According to Kant, the world is increasingly becoming conscious of the pattern and efficiencies of resource usage. “The convergence of different disciplines including industrial ecology, environmental, sustainability, and end of life of products, have all evolved to an overarching vision of CE,” he added.
Kant is of the view that within the circular economy, material recycling offers a paradigm shift from the conventional recycling techniques of incineration and landfilling into useful raw materials to be fed back to the economy instead of being disposed of in landfills.
“Recycling industry is closely integrated in different commodity sectors driven by basic supply and demand,”he said, adding material recycling is one of the building blocks of a resource efficient circular economy.

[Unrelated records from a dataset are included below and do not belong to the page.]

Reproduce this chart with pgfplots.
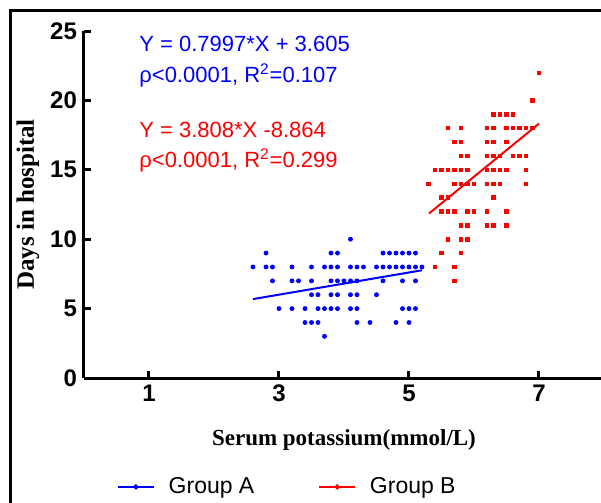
\documentclass[border=0pt]{standalone}
\usepackage{pgfplots}
\pgfplotsset{compat=1.18}
\usepackage{fontspec}
\setmainfont{Liberation Serif}
\newfontfamily\arial{Liberation Sans}
\pgfplotstableread{
x y
4.1 10
2.8 9
3.8 9
3.9 9
4.6 9
4.7 9
4.8 9
4.9 9
5.0 9
5.1 9
2.6 8
2.8 8
2.9 8
3.2 8
3.5 8
3.7 8
3.8 8
3.9 8
4.1 8
4.2 8
4.3 8
4.5 8
4.6 8
4.7 8
4.8 8
4.9 8
5.0 8
5.1 8
5.2 8
2.9 7
3.2 7
3.3 7
3.5 7
3.8 7
3.9 7
4.0 7
4.1 7
4.2 7
4.6 7
4.9 7
5.1 7
3.5 6
3.6 6
3.8 6
3.9 6
4.1 6
4.2 6
4.5 6
3.0 5
3.2 5
3.4 5
3.6 5
3.7 5
3.8 5
3.9 5
4.1 5
4.2 5
4.9 5
5.0 5
5.1 5
3.4 4
3.5 4
3.6 4
4.2 4
4.4 4
4.8 4
5.0 4
3.7 3
}\groupA
\pgfplotstableread{
x y
7.0 22
6.9 20
6.3 19
6.4 19
6.5 19
6.6 19
5.6 18
5.8 18
6.2 18
6.3 18
6.5 18
6.6 18
6.7 18
6.8 18
6.9 18
5.7 17
5.8 17
6.2 17
6.3 17
6.5 17
5.8 16
5.9 16
6.2 16
6.3 16
6.4 16
6.6 16
6.7 16
6.8 16
5.4 15
5.5 15
5.6 15
5.7 15
5.8 15
5.9 15
6.2 15
6.3 15
6.4 15
6.5 15
6.8 15
5.3 14
5.7 14
5.8 14
5.9 14
6.0 14
6.2 14
6.3 14
6.4 14
6.8 14
5.5 13
5.6 13
6.3 13
5.5 12
5.6 12
5.7 12
5.9 12
6.0 12
6.2 12
6.5 12
5.8 11
5.9 11
6.2 11
6.3 11
6.5 11
5.6 10
5.8 10
5.9 10
5.5 9
5.8 9
5.4 8
5.7 8
5.7 7
}\groupB
\begin{document}
\begin{tikzpicture}
\begin{axis}[
  at={(42pt,-189pt)}, anchor=south west,
  scale only axis, width=260pt, height=173.5pt,
  xmin=0, xmax=8, ymin=0, ymax=25,
  axis x line=bottom, axis y line=left,
  axis line style={-, line width=1.5pt},
  xtick={1,3,5,7}, ytick={0,5,10,15,20,25},
  tick align=inside,
  major tick length=3.5pt,
  every tick/.style={black, line width=1.5pt},
  /pgf/number format/assume math mode=true,
  ticklabel style={font=\arial\bfseries\fontsize{12}{14}\selectfont},
  xlabel={Serum potassium(mmol/L)},
  ylabel={Days in hospital},
  xlabel style={font=\bfseries\fontsize{11.5}{14}\selectfont, at={(axis description cs:0.5,-0.178)}, anchor=center},
  ylabel style={font=\bfseries\fontsize{12.5}{15}\selectfont, at={(axis description cs:-0.108,0.5)}, anchor=center},
  clip=false,
  legend columns=2,
  legend cell align=left,
  legend style={at={(axis description cs:0.393,-0.314)}, anchor=center, draw=none, fill=none,
    font=\arial\fontsize{11.5}{13}\selectfont,
    /tikz/every odd column/.append style={column sep=5pt},
    /tikz/every even column/.append style={column sep=30pt}},
  legend image code/.code={\draw[mark repeat=2,mark phase=2,#1] plot coordinates {(0pt,0pt) (9pt,0pt) (18pt,0pt)};},
]
\addplot[only marks, blue, mark=*, mark size=1.0pt, forget plot] table[x=x,y=y] {\groupA};
\addplot[only marks, red, mark=square*, mark size=0.85pt, forget plot] table[x=x,y=y] {\groupB};
\addplot[blue, line width=1pt, forget plot] coordinates {(2.6,5.684) (5.2,7.763)};
\addplot[red, line width=1pt, forget plot] coordinates {(5.31,11.86) (7.0,18.33)};
\addlegendimage{blue, line width=0.8pt, mark=*, mark size=0.9pt}
\addlegendentry{Group A}
\addlegendimage{red, line width=0.8pt, mark=*, mark size=0.9pt}
\addlegendentry{Group B}
\end{axis}
\begin{scope}[every node/.style={anchor=west, inner sep=0pt, font=\arial\fontsize{11}{13}\selectfont}]
\node[blue] at (69.5pt,-22pt) {Y = 0.7997*X + 3.605};
\node[blue] at (69.5pt,-37.5pt) {ρ<0.0001, R\textsuperscript{2}=0.107};
\node[red] at (69.5pt,-65pt) {Y = 3.808*X -8.864};
\node[red] at (69.5pt,-80pt) {ρ<0.0001, R\textsuperscript{2}=0.299};
\end{scope}
\draw[line width=1.5pt] (5pt,-260pt) -- (5pt,-5pt) -- (310pt,-5pt);
\pgfresetboundingbox
\useasboundingbox (0,0) rectangle (300.5pt,-251.5pt);
\end{tikzpicture}
\end{document}
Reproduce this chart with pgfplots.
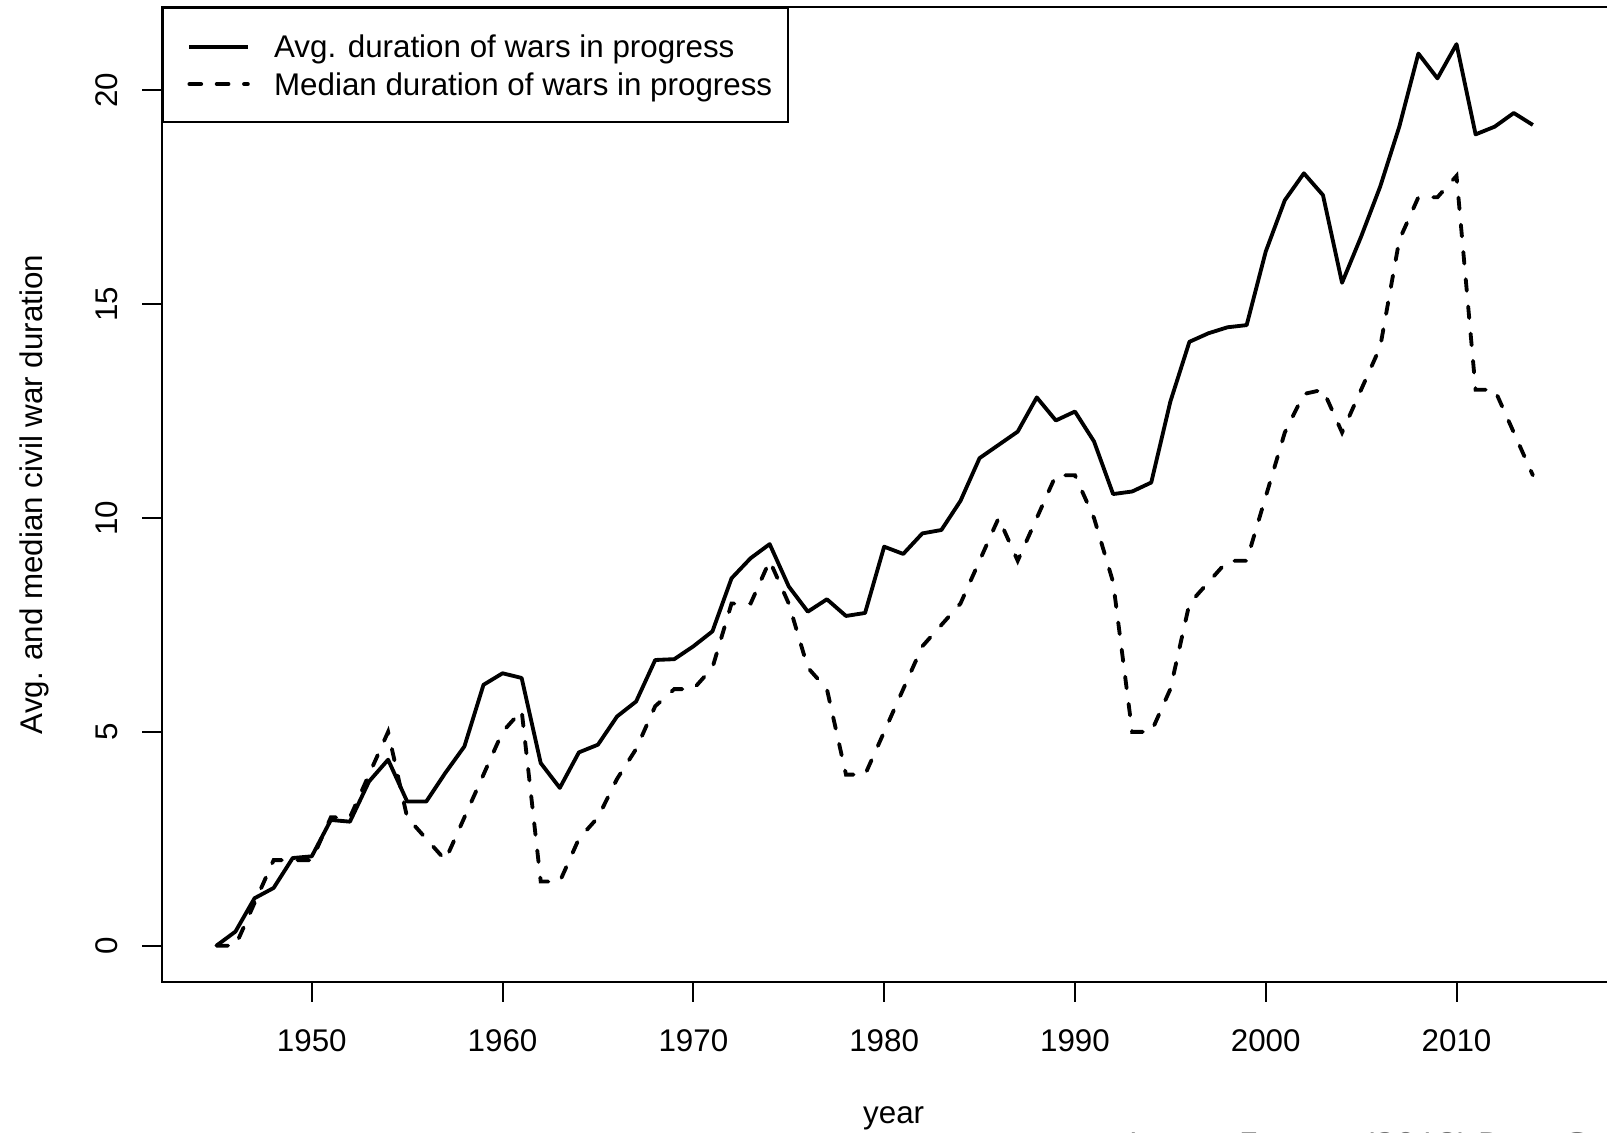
\documentclass[border=0pt]{standalone}
\usepackage{pgfplots}
\usepackage{pgfplotstable}
\pgfplotsset{compat=1.18}
\usepackage{fontspec}
\setmainfont{Liberation Sans}
\newfontfamily\footfont{Open Sans}

\pgfplotstableread{
year avg med
1945 0.00 0
1946 0.33 0
1947 1.11 1
1948 1.35 2
1949 2.05 2
1950 2.09 2
1951 2.94 3
1952 2.90 3
1953 3.84 4
1954 4.35 5
1955 3.37 3
1956 3.37 2.5
1957 4.04 2
1958 4.66 3
1959 6.10 4
1960 6.37 5
1961 6.26 5.5
1962 4.27 1.5
1963 3.69 1.5
1964 4.52 2.5
1965 4.70 3
1966 5.36 3.9
1967 5.71 4.6
1968 6.68 5.6
1969 6.70 6
1970 7.00 6
1971 7.35 6.5
1972 8.59 8
1973 9.06 8
1974 9.39 9
1975 8.40 8
1976 7.81 6.5
1977 8.10 6
1978 7.71 4
1979 7.78 4
1980 9.33 5
1981 9.16 6
1982 9.64 7
1983 9.72 7.5
1984 10.40 8
1985 11.40 9
1986 11.71 10
1987 12.02 9
1988 12.82 10
1989 12.28 11
1990 12.49 11
1991 11.79 10
1992 10.56 8.5
1993 10.62 5
1994 10.83 5
1995 12.72 6
1996 14.12 8
1997 14.32 8.5
1998 14.46 9
1999 14.51 9
2000 16.23 10.5
2001 17.43 12
2002 18.06 12.9
2003 17.55 13
2004 15.50 12
2005 16.58 13
2006 17.75 14
2007 19.15 16.5
2008 20.86 17.5
2009 20.28 17.5
2010 21.08 18
2011 18.97 13
2012 19.15 13
2013 19.47 12
2014 19.19 11
}\data

\begin{document}
\begin{tikzpicture}
\begin{axis}[
  name=ax, at={(0,0)}, anchor=south west,
  scale only axis, width=438.9pt, height=292.38pt,
  xmin=1942.16, xmax=2018.84, ymin=-0.844, ymax=21.944,
  axis line style={line width=0.6pt, black},
  xtick={1950,1960,1970,1980,1990,2000,2010},
  xticklabels={1950,1960,1970,1980,1990,2000,2010},
  ytick={0,5,10,15,20},
  yticklabels={0,5,10,15,20},
  xtick pos=bottom, ytick pos=left, tick align=outside,
  major tick length=6pt, tick style={line width=0.6pt, black},
  ticklabel style={font=\fontsize{9.4}{11}\selectfont, inner sep=0pt},
  xticklabel style={anchor=north, yshift=-8pt},
  yticklabel style={rotate=90, anchor=south, yshift=7.2pt},
  xlabel={year},
  ylabel={Avg. and median civil war duration},
  label style={font=\fontsize{9.4}{11}\selectfont, inner sep=0pt},
  xlabel style={at={(axis description cs:0.5,0)}, anchor=base, yshift=-42.4pt},
  ylabel style={at={(axis description cs:0,0.5)}, anchor=base, yshift=35.8pt},
  legend style={at={(0,1)}, anchor=north west, draw=black, line width=0.6pt,
    fill=white, inner xsep=4.7pt, inner ysep=6.95pt,
    font=\fontsize{9.4}{11}\selectfont,
    nodes={inner sep=0pt, text height=7.9pt, text depth=1.05pt},
    row sep=2.25pt,
    /tikz/every odd column/.append style={column sep=7.3pt}},
  legend cell align=left,
  legend image code/.code={\path (0pt,0pt); \draw[#1, line width=1.2pt] (2.6pt,-0.15pt) -- (20.1pt,-0.15pt);},
]
\addplot[black, line width=1.15pt, line join=round] table[x=year, y=avg] {\data};
\addlegendentry{Avg. duration of wars in progress}
\addplot[black, line width=1.15pt, line cap=round, dash pattern=on 3.5pt off 4.7pt] table[x=year, y=med] {\data};
\addlegendentry{Median duration of wars in progress}
\end{axis}
\pgfresetboundingbox
\begin{scope}[x=0.3pt, y=-0.3pt, shift={(-162.2,-981.8)}]
\useasboundingbox (0,0) rectangle (1607,1133);
\node[anchor=base west, inner sep=0pt, text=black!55, font=\footfont\fontsize{10.8}{13}\selectfont] at (1128,1158) {James Fearon (2018) Post-Cold War Civil Wars};
\end{scope}
\end{tikzpicture}
\end{document}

Highlighting the potential of plastic recycling, Kant said that managing plastic waste continues to be a challenge and within this segment, the management of multi layered plastic is a bigger challenge.
“Domestic consumption is about 15 million tons and estimated recycling capacity is just 2.35 million tons. Therefore, recycling continues to be in the informal and unregistered units,” he said. “Low household segregation and weak collection and transportation systems that support the segregation inhibit the recycling of plastic and high plastic recycling rates need to be achieved in an environmentally sound manner,” he noted.
India consumes around 10 million tons of plastic packaging each year amounting to $13 billion in value. “Currently, we are capturing only a fraction of this value due to a number of reasons like poor packaging design, low wastes collection and inefficient recycling, etc. If the current state continues, in the next 10 years we will be losing around $133 billion,” he added.